= Data shown =

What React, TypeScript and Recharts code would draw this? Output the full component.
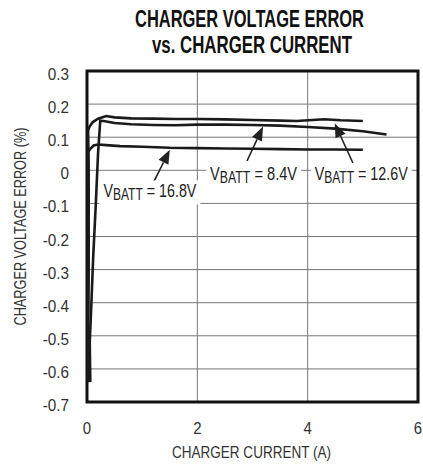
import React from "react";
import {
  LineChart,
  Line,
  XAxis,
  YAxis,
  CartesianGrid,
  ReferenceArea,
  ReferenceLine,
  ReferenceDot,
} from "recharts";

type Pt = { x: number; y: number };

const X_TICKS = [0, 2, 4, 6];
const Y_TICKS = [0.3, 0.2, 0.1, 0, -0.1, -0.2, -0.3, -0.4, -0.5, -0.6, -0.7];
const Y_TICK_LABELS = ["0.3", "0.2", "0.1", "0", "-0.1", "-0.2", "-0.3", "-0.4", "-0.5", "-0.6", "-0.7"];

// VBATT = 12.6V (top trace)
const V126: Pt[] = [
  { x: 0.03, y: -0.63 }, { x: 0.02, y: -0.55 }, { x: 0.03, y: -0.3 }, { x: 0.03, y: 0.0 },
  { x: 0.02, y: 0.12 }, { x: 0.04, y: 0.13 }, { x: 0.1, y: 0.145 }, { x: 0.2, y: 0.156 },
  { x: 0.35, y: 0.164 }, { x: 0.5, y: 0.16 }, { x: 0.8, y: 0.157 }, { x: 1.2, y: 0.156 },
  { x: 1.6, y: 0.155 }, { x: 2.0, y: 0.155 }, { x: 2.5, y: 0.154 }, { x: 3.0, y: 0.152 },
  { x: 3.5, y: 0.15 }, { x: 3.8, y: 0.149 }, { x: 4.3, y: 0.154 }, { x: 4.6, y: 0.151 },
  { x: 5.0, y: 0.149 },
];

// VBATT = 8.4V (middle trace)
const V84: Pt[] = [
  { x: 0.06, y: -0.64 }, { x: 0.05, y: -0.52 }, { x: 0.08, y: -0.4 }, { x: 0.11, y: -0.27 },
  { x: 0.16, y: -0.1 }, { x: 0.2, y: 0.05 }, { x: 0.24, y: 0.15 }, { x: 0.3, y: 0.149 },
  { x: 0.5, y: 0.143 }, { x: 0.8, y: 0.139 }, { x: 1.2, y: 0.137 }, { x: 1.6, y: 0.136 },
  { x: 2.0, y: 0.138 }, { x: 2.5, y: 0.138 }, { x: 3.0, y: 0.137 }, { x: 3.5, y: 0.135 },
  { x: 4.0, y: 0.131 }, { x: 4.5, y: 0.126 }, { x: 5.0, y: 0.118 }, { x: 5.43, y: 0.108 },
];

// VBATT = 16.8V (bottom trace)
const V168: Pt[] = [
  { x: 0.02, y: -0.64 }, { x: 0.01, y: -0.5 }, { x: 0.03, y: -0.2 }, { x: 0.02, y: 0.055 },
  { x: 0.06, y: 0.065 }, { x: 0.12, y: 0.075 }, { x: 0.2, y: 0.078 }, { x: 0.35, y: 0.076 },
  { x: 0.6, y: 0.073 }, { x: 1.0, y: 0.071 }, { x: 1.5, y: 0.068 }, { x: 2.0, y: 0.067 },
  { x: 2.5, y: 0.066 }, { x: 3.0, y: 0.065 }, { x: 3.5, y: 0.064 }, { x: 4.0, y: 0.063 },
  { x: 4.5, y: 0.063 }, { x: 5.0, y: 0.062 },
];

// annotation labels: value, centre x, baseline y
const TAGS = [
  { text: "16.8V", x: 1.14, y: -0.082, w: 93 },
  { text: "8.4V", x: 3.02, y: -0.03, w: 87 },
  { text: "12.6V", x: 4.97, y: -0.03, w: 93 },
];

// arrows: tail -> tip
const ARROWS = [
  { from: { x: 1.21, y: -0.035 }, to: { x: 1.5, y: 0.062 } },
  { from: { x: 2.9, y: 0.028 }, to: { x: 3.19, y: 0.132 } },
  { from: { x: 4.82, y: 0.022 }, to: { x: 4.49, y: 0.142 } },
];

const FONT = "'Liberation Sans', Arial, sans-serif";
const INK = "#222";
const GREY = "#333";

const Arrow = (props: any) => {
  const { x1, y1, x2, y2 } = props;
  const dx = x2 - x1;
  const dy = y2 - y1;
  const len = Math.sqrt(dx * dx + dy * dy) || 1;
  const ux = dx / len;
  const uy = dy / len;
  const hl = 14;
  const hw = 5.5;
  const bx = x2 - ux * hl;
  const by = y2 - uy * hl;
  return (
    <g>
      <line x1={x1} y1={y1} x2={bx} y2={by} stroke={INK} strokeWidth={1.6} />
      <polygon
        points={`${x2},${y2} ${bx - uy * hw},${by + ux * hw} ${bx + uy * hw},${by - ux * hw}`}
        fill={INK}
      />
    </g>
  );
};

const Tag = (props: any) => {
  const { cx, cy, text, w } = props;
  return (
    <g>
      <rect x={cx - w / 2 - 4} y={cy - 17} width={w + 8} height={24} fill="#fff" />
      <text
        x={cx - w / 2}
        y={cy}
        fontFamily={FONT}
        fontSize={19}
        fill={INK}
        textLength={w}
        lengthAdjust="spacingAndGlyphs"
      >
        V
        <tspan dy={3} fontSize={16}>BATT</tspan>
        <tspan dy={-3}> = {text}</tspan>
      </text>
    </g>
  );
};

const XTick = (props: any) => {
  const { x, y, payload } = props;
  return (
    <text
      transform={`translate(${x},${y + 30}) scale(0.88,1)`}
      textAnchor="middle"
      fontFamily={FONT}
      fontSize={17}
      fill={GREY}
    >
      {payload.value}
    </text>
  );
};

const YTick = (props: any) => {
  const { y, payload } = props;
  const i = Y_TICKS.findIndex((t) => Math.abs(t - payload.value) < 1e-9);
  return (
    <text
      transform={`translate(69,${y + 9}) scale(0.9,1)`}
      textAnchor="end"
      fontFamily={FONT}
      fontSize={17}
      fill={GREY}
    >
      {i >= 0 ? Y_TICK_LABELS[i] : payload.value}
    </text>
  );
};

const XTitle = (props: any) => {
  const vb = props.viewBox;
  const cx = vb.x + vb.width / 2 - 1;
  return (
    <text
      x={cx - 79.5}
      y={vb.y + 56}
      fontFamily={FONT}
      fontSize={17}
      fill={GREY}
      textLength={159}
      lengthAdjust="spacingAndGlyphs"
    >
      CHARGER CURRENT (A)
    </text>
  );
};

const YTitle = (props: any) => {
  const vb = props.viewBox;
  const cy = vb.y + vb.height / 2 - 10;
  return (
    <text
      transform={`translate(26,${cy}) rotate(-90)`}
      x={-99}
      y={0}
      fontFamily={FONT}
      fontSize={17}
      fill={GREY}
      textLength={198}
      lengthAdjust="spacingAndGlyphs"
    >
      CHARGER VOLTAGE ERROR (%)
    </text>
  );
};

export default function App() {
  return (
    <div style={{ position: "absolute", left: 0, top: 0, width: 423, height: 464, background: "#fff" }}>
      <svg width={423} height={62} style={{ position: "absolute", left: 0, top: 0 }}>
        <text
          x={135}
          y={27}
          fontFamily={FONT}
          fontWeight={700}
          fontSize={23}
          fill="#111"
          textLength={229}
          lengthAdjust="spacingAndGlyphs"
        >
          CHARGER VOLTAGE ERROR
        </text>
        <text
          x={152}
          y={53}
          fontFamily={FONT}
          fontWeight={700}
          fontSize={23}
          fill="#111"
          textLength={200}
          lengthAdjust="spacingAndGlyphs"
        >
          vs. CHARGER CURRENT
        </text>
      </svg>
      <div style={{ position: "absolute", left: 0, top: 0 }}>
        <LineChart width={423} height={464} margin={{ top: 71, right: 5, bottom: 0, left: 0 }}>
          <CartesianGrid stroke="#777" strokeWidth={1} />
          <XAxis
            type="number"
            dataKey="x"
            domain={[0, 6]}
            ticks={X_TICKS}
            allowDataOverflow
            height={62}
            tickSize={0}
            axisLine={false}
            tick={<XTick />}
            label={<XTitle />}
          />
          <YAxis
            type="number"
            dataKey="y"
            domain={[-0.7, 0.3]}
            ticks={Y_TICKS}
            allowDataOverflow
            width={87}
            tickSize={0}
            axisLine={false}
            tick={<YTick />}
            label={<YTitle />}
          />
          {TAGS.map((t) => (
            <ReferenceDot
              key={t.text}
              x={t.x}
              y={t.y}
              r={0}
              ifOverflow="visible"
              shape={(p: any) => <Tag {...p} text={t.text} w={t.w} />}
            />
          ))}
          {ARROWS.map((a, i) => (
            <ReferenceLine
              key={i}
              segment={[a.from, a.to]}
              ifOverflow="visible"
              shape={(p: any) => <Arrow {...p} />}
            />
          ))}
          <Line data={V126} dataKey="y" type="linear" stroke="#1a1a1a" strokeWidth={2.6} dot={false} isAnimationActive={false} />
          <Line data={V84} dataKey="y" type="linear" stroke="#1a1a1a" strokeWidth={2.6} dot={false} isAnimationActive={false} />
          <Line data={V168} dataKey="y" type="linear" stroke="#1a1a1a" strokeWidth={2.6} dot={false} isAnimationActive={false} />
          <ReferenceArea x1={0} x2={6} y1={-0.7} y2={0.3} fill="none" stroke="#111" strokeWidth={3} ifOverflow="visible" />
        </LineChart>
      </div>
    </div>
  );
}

= Challenge =
Select all lines in the listing that include the word "React".

= Task output =
What React, TypeScript and Recharts code would draw this? Output the full component.
import React from "react";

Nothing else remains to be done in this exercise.